Joe Joyce wrote on Sun, May 10, 2009 01:20 PM UTC:
There have been several discussions on whether a particular game, or
particular style of game, is easy or hard to write a decent game-playing
program for. There have also been several challenges to design a game
computers would have difficulty playing. Ideally, people would have an easy
time playing this game.
Might as well throw my hat into the ring, even though I don't know
anything about computers or programming. I suspect the Chieftain series of
games would get progressively more difficult for programmers as the games
get larger. And, if not now, certainly at a later stage of development, I
think the chesimals games would be rather difficult to program.
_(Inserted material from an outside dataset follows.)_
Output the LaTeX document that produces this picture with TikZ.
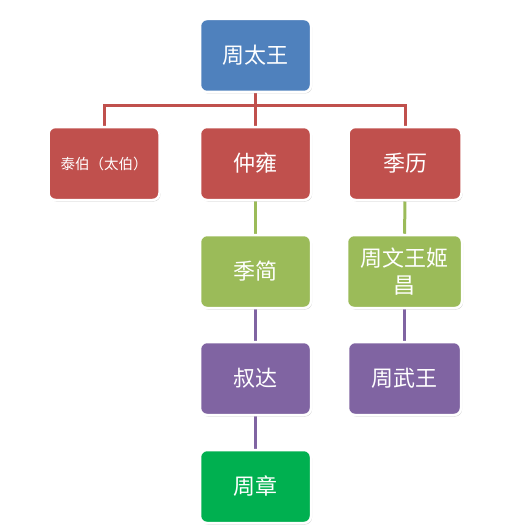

These are
large, multi-move games, where the exact sequence of piece moves in each
turn makes a difference, and all moving pieces must start their move within
a certain small number of squares from one of the multiple king pieces in
the game [a 'command control' rule, as in wargames]. These are the key
features of the games.
http://www.chessvariants.org/index/msdisplay.php?itemid=MSchieftainchess
http://www.chessvariants.org/index/msdisplay.php?itemid=MSchesimals:auto
If the preceding is not enough, I have been looking at a hierarchy of
leaders for chieftain variants; and at 'open chesimals', multi-unit
'pieces' that may maintain a separation of 1 square between any 2 units
of the 'piece'.
Do these design features make for a difficult-to-program game?